Il n’est rien de plus lassant que cette langue de bois qui est devenue la norme d’un monde où l’ultra-communication a débouché sur une nouvelle forme de censure. À force d’être scrutées toute la journée, sur les réseaux sociaux ou par les caméras de télévision, les personnalités publiques ont appris, avec leurs armées de conseillers, à lisser un discours qui a perdu son sens.
Le dernier exemple est le bilan de la présidence luxembourgeoise du Conseil de l’Union européenne. Cette présidence est devenue, au fil des années, une vaste mission de secrétariat, où le pays hôte a pour mission principale d’organiser réunions et symposiums entre ministres. Ce n’est pas passionnant, souvent extrêmement technique, quoique nécessaire. Les pays se succèdent tous les six mois, dans l’indifférence générale, pour mettre de l’huile dans la grande machinerie européenne.
Dans ce rôle, le gouvernement luxembourgeois a été un bon petit soldat, avant de passer le relais aux Pays-Bas qui, soyons-en sûrs, organiseront aussi des réunions réussies, avec des bouteilles d’eau pour chaque invité, voire des stylos aux couleurs nationales. Non contents de présider, ces pays se félicitent ensuite du travail accompli, un autre passage obligé.
Mardi, le Premier ministre Xavier Bettel était devant le Parlement européen pour y présenter le bilan de la présidence, soporifique moment devant une assemblée endormie. C’est cet instant que choisissait la Française Marine Le Pen pour s’en prendre au Luxembourg et à ses pratiques fiscales.
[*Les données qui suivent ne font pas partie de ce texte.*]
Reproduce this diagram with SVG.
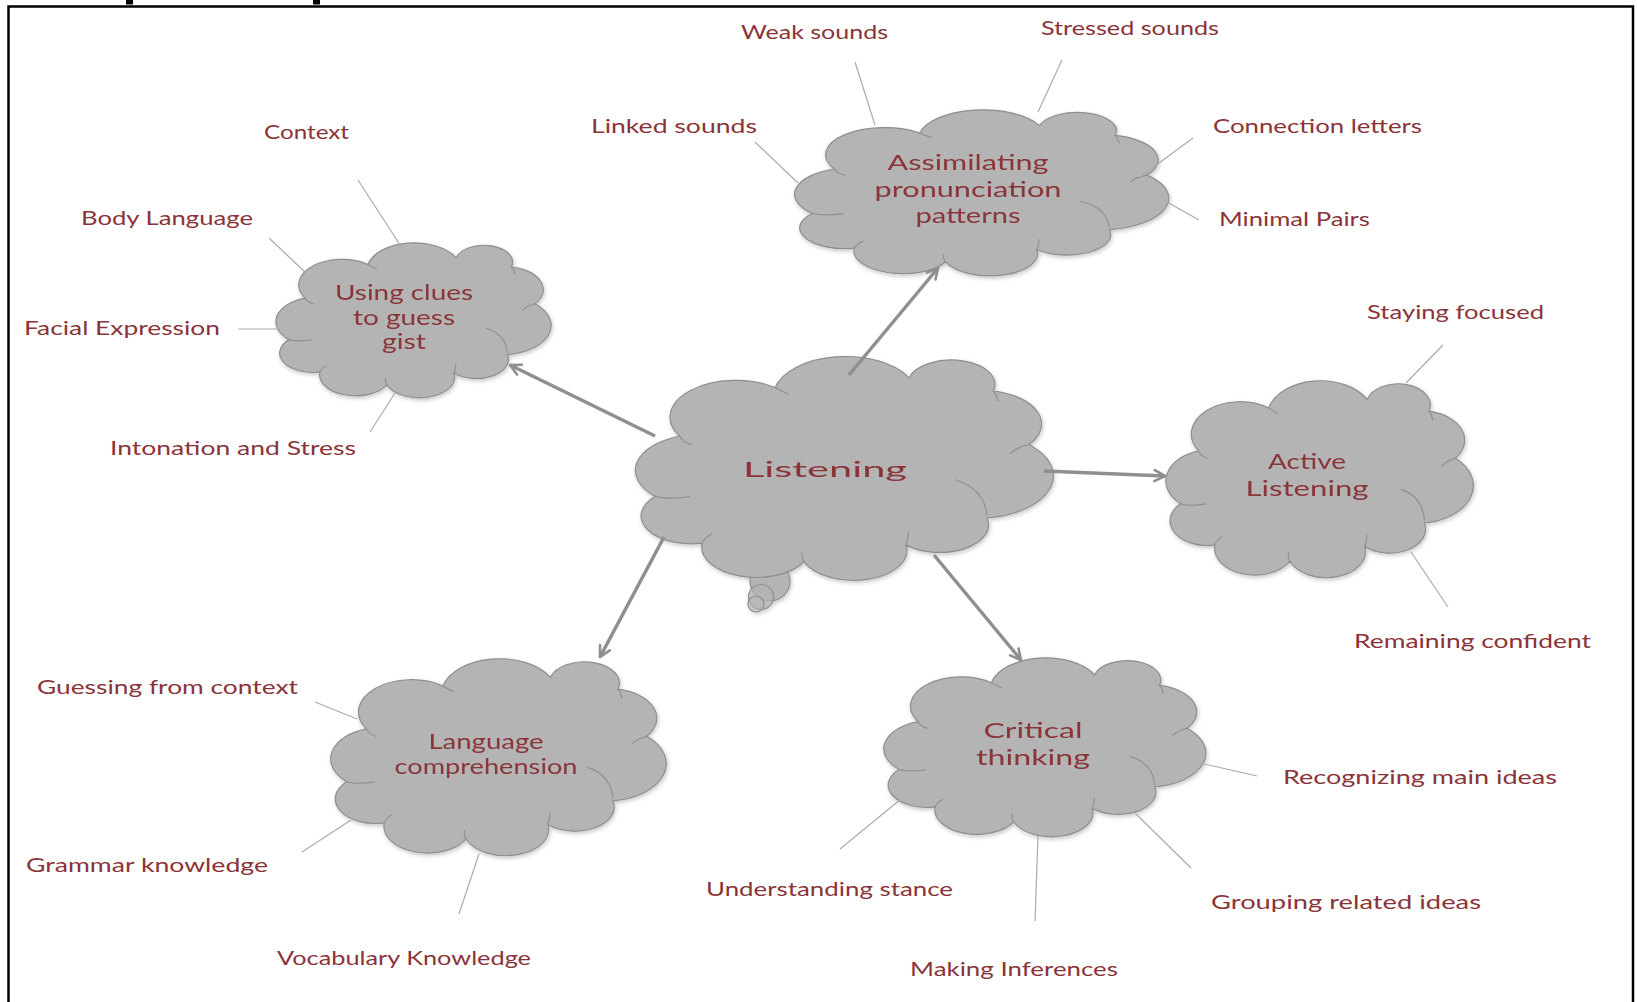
<svg xmlns="http://www.w3.org/2000/svg" width="1637" height="1002" viewBox="0 0 1637 1002">
  <style>
    .cloud { fill: #b4b4b4; stroke: #8e8e8e; stroke-width: 1.2; }
    .crease { fill: none; stroke: #8e8e8e; stroke-width: 1.1; }
    .node-text { font-family: Lato, "Open Sans", sans-serif; fill: #8a3439; font-size: 21px; text-anchor: middle; }
    .label { font-family: Lato, "Open Sans", sans-serif; fill: #8a3439; font-size: 20px; }
    .arrow { stroke: #8f8f8f; stroke-width: 3.5; fill: none; marker-end: url(#head); }
    .leaf { stroke: #ababab; stroke-width: 1.2; fill: none; }
  </style>
  <defs>
    <!-- cloud outline in a 100x100 box, scaled per node -->
    <path id="cloud-shape" class="cloud" vector-effect="non-scaling-stroke"
      d="M 8.9 33.6 A 16.4 16.4 0 0 1 32.7 11.9 A 18 18 0 0 1 66.1 7.5 A 10.9 10.9 0 0 1 87.1 13.4 A 15 15 0 0 1 96 37.3 A 19 19 0 0 1 85.5 70.1 A 12.2 12.2 0 0 1 65.3 82.1 A 13.3 13.3 0 0 1 39.9 89.6 A 13.6 13.6 0 0 1 14.5 81.3 A 12.5 12.5 0 0 1 2.8 60.4 A 16 16 0 0 1 8.9 33.6 Z"/>
    <path id="cloud-creases" class="crease" vector-effect="non-scaling-stroke"
      d="M 2.8 60.4 Q 6 62 11.5 60.5 M 8.9 33.6 Q 9.5 36 12 37.5 M 32.7 11.9 Q 34 13 36 14.8 M 87.1 13.4 Q 88 15 88.3 18 M 96 37.3 Q 93 38.5 91.3 41.5 M 77.5 53 Q 85 57 85.5 69 M 65.3 82.1 Q 66 79 66 76 M 39.9 89.6 Q 39 87 39.5 85 M 14.5 81.3 Q 15 79 17 77"/>
    <filter id="soft-shadow" x="-10%" y="-10%" width="120%" height="130%">
      <feDropShadow dx="1" dy="2" stdDeviation="2" flood-color="#000" flood-opacity="0.22"/>
    </filter>
    <marker id="head" viewBox="0 0 14 14" refX="12" refY="7" markerWidth="14" markerHeight="14" markerUnits="userSpaceOnUse" orient="auto">
      <path d="M1.5,1.5 L12,7 L1.5,12.5" fill="none" stroke="#8f8f8f" stroke-width="2.6" stroke-linecap="round" stroke-linejoin="round"/>
    </marker>
  </defs>

  <rect width="1637" height="1002" fill="#ffffff"/>

  <!-- frame and clipped heading strokes -->
  <path d="M8.5,1002 V6.5 H1633 V1002" fill="none" stroke="#000" stroke-width="2.5"/>
  <rect x="126" y="0" width="7" height="4.5" fill="#000"/>
  <rect x="313" y="0" width="7" height="4.5" fill="#000"/>

  <!-- central node -->
  <g id="node-listening" filter="url(#soft-shadow)">
    <circle cx="770" cy="581" r="20" class="cloud"/>
    <use href="#cloud-shape" transform="translate(644,361) scale(4.01,2.24)"/>
    <use href="#cloud-creases" transform="translate(644,361) scale(4.01,2.24)"/>
    <circle cx="761" cy="597" r="12.5" class="cloud" fill-opacity="0.75"/>
    <circle cx="756" cy="604" r="8" class="cloud" fill-opacity="0.6"/>
    <text class="node-text" x="825" y="477" font-size="35" textLength="164" lengthAdjust="spacingAndGlyphs">Listening</text>
  </g>

  <g id="node-clues" filter="url(#soft-shadow)">
    <use href="#cloud-shape" transform="translate(281.6,246) scale(2.64,1.55)"/>
    <use href="#cloud-creases" transform="translate(281.6,246) scale(2.64,1.55)"/>
    <text class="node-text" x="404" y="300" textLength="138" lengthAdjust="spacingAndGlyphs">Using clues</text>
    <text class="node-text" x="404" y="325" textLength="102" lengthAdjust="spacingAndGlyphs">to guess</text>
    <text class="node-text" x="404" y="349" textLength="44" lengthAdjust="spacingAndGlyphs">gist</text>
  </g>

  <g id="node-pronunciation" filter="url(#soft-shadow)">
    <use href="#cloud-shape" transform="translate(802.3,113.2) scale(3.59,1.66)"/>
    <use href="#cloud-creases" transform="translate(802.3,113.2) scale(3.59,1.66)"/>
    <text class="node-text" x="968" y="170" textLength="161" lengthAdjust="spacingAndGlyphs">Assimilating</text>
    <text class="node-text" x="968" y="197" textLength="187" lengthAdjust="spacingAndGlyphs">pronunciation</text>
    <text class="node-text" x="968" y="223" textLength="105" lengthAdjust="spacingAndGlyphs">patterns</text>
  </g>

  <g id="node-active" filter="url(#soft-shadow)">
    <use href="#cloud-shape" transform="translate(1172.2,384.7) scale(2.95,1.97)"/>
    <use href="#cloud-creases" transform="translate(1172.2,384.7) scale(2.95,1.97)"/>
    <text class="node-text" x="1307" y="469" textLength="78" lengthAdjust="spacingAndGlyphs">Active</text>
    <text class="node-text" x="1307" y="496" textLength="123" lengthAdjust="spacingAndGlyphs">Listening</text>
  </g>

  <g id="node-critical" filter="url(#soft-shadow)">
    <use href="#cloud-shape" transform="translate(890.4,661.4) scale(3.09,1.79)"/>
    <use href="#cloud-creases" transform="translate(890.4,661.4) scale(3.09,1.79)"/>
    <text class="node-text" x="1033" y="738" textLength="99" lengthAdjust="spacingAndGlyphs">Critical</text>
    <text class="node-text" x="1033" y="765" textLength="114" lengthAdjust="spacingAndGlyphs">thinking</text>
  </g>

  <g id="node-language" filter="url(#soft-shadow)">
    <use href="#cloud-shape" transform="translate(337.6,662.7) scale(3.22,1.97)"/>
    <use href="#cloud-creases" transform="translate(337.6,662.7) scale(3.22,1.97)"/>
    <text class="node-text" x="486" y="749" textLength="115" lengthAdjust="spacingAndGlyphs">Language</text>
    <text class="node-text" x="486" y="774" textLength="183" lengthAdjust="spacingAndGlyphs">comprehension</text>
  </g>

  <!-- connectors: arrows from the centre, thin lines to the leaf labels -->
  <g id="connectors">
    <line class="arrow" x1="655" y1="436" x2="510" y2="365"/>
    <line class="arrow" x1="849" y1="375" x2="938" y2="268"/>
    <line class="arrow" x1="1044" y1="471" x2="1165" y2="476"/>
    <line class="arrow" x1="934" y1="555" x2="1021" y2="660"/>
    <line class="arrow" x1="664" y1="537" x2="600" y2="657"/>

    <line class="leaf" x1="358" y1="180" x2="402" y2="248"/>
    <line class="leaf" x1="269" y1="238" x2="306" y2="273"/>
    <line class="leaf" x1="238" y1="329" x2="280" y2="329" stroke="#c4c4c4" stroke-width="2"/>
    <line class="leaf" x1="395" y1="393" x2="370" y2="432"/>
    <line class="leaf" x1="755" y1="142" x2="798" y2="183"/>
    <line class="leaf" x1="855" y1="62" x2="875" y2="125"/>
    <line class="leaf" x1="1062" y1="60" x2="1038" y2="112"/>
    <line class="leaf" x1="1193" y1="138" x2="1140" y2="177"/>
    <line class="leaf" x1="1199" y1="220" x2="1167" y2="202"/>
    <line class="leaf" x1="1443" y1="345" x2="1406" y2="383"/>
    <line class="leaf" x1="1411" y1="552" x2="1448" y2="607"/>
    <line class="leaf" x1="315" y1="702" x2="357" y2="719"/>
    <line class="leaf" x1="302" y1="852" x2="351" y2="820"/>
    <line class="leaf" x1="459" y1="914" x2="479" y2="854"/>
    <line class="leaf" x1="1200" y1="763" x2="1257" y2="776"/>
    <line class="leaf" x1="1135" y1="813" x2="1191" y2="868"/>
    <line class="leaf" x1="1038" y1="836" x2="1035" y2="921"/>
    <line class="leaf" x1="901" y1="799" x2="840" y2="849"/>
  </g>

  <!-- leaf labels -->
  <g id="labels">
    <text class="label" x="741" y="39" textLength="147" lengthAdjust="spacingAndGlyphs">Weak sounds</text>
    <text class="label" x="1041" y="35" textLength="178" lengthAdjust="spacingAndGlyphs">Stressed sounds</text>
    <text class="label" x="591" y="133" textLength="166" lengthAdjust="spacingAndGlyphs">Linked sounds</text>
    <text class="label" x="1213" y="133" textLength="209" lengthAdjust="spacingAndGlyphs">Connection letters</text>
    <text class="label" x="1219" y="226" textLength="151" lengthAdjust="spacingAndGlyphs">Minimal Pairs</text>
    <text class="label" x="264" y="139" textLength="85" lengthAdjust="spacingAndGlyphs">Context</text>
    <text class="label" x="81" y="225" textLength="172" lengthAdjust="spacingAndGlyphs">Body Language</text>
    <text class="label" x="24" y="335" textLength="196" lengthAdjust="spacingAndGlyphs">Facial Expression</text>
    <text class="label" x="110" y="455" textLength="246" lengthAdjust="spacingAndGlyphs">Intonation and Stress</text>
    <text class="label" x="1367" y="319" textLength="177" lengthAdjust="spacingAndGlyphs">Staying focused</text>
    <text class="label" x="1354" y="648" textLength="237" lengthAdjust="spacingAndGlyphs">Remaining confident</text>
    <text class="label" x="37" y="694" textLength="261" lengthAdjust="spacingAndGlyphs">Guessing from context</text>
    <text class="label" x="26" y="872" textLength="242" lengthAdjust="spacingAndGlyphs">Grammar knowledge</text>
    <text class="label" x="277" y="965" textLength="254" lengthAdjust="spacingAndGlyphs">Vocabulary Knowledge</text>
    <text class="label" x="706" y="896" textLength="247" lengthAdjust="spacingAndGlyphs">Understanding stance</text>
    <text class="label" x="910" y="976" textLength="208" lengthAdjust="spacingAndGlyphs">Making Inferences</text>
    <text class="label" x="1283" y="784" textLength="274" lengthAdjust="spacingAndGlyphs">Recognizing main ideas</text>
    <text class="label" x="1211" y="909" textLength="270" lengthAdjust="spacingAndGlyphs">Grouping related ideas</text>
  </g>
</svg>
On aurait presque envie de lui dire merci.
Car c’est dans ces instants que l’on se souvient que nos élus ne sont pas seulement des robots dans les mains de conseillers en communication. À Strasbourg, Xavier Bettel a rappelé, en quelques phrases vives et dans une répartie pleine d’esprit, qu’il était aussi un animal politique, de ceux qui aiment les duels dans l’arène.
Et ce sont ces animaux politiques qui font vivre le débat public, pas leurs ombres téléguidées.